My seminar was aimed at helping board members make this transition and to explain to arts managers what they must do to motivate their board members to ask for funds. When board members are excited by programming and marketing plans, feel close to the organization and are allowed to view the creative process, they become far more successful as solicitors.

But I could not immediately identify one underlying anxiety that filled the room. I only realized after the session, on the drive to the airport, that the tension in many arts organizations, and between many boards and staffs, is often caused by the messy nature of art creation. One does not make art neatly. Ideas emerge, they are challenged, changed, and dropped. Many artistic creations, and certainly almost all performing arts ventures, are collaborative processes where each participant is experimenting, changing, dropping and trying again. This takes time, iteration and experimentation. This activity does not lend itself to the strictures of planning. And artists naturally rebel if a board attempts to make them create work in a straight line. But good arts managers know how to segment off this part of the work from the rest of the organizational efforts. They know how to plan for this messiness while still allowing the organization to plan and market and create resources.
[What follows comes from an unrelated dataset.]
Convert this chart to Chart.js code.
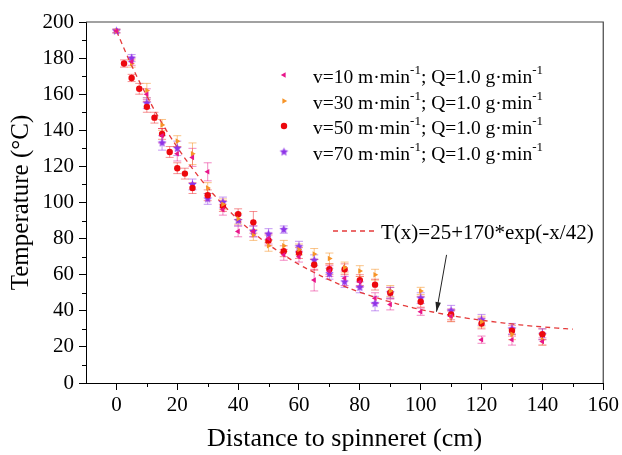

The fact that it is messy to create a new ballet does not mean that planning for the creation of that ballet has to be an unstructured process and cannot be accomplished smoothly. Nor does it mean that marketing and fundraising cannot happen in an orderly way in service to this messy process that actually provides the lifeblood of the organization. When administrators and boards try to avoid the messiness, they ignore the mission of the organization. When board members argue that it would make more sense to become "more efficient" in the art making process rather than expand fund-raising goals, they are demonstrating a lack of understanding of the way art is created and the purpose of the institution as a whole.

But learning to accept how art is made and to embrace it and then to pursue everything else the organization does in a more structured, programmed way is central to success - in Cape Town or Washington, D.C.